SOLAR PHASE II Air enters the collector through holes in the roof (A) and flows down to a manifold under the eave, then enters the building through a window-mounted fan (B) and is drawn into distribution tubes (C) buried underneath concrete.

In “Solar Heated Pig House,” Jim Murphy told how he and John Feyen turned half of the roof of their Wisconsin pig farrowing barn into a solar collector. Now thanks to a $5,000 grant from the Department of Energy, the second half of the roof collector is finished. Instead of the hot air being blown into the barn, the “free” solar heat is ducted into pipes set into the structure’s concrete floor.

“When the warm air was pulled directly into the farrowing house,” reports John, “the temperatures inside the barn would often reach the high 70’s during the day, but sometimes dropped to the upper 40’s at night. Now we can maintain a nearly uniform 60 degrees all the time. Of course, a consistent temperature isn’t particularly important for animals, but would be necessary in a building for human occupants.”

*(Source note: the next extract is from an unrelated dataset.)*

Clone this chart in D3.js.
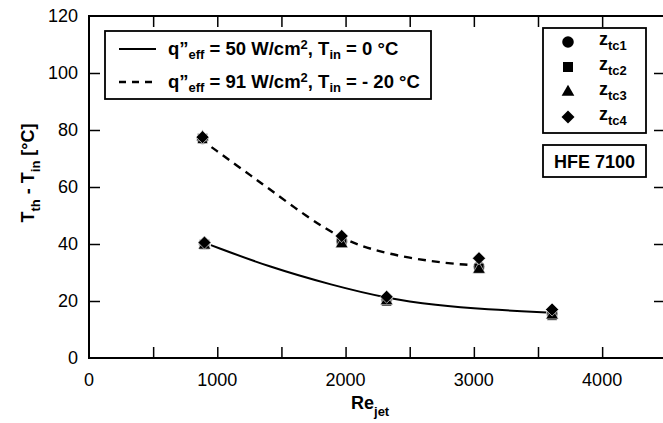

Unfortunately; just before the second half of the collector was completed (the wooden batten strips had not yet been secured over the seams where the fiberglass-reinforced clear resin sheets overlapped), a terrible windstorm ripped the covering right off. That could have been a serious setback, but winter was just about over and the farm’s regular insurance coverage paid for the loss.

“The claims adjuster told us that our collector wasn’t ‘standard construction,’ and came out to make sure the problem wouldn’t recur,” John told us. “Had it been a unit that was just hung on somehow, the agency might have felt differently. Since our solar ‘system’ was an integral part of the barn, we were able to collect on the damage. I was really sorry that the accident happened, because I didn’t want to see the insurance company face a claim on the first sun-heated building they’d ever covered. But let’s face it: Solar energy is a reality!”

And sun power is being put to work in a number of ways around the Murphy/Feyen farm. A solar grain-drying system will be ready to go into operation next fall, while a solar-heated machine shed–which also has its warm air ducted into the floor–will be complete by the time you read this. The Feyen house is also being redesigned to incorporate heat from the sun, but that project won’t even get underway for almost a year.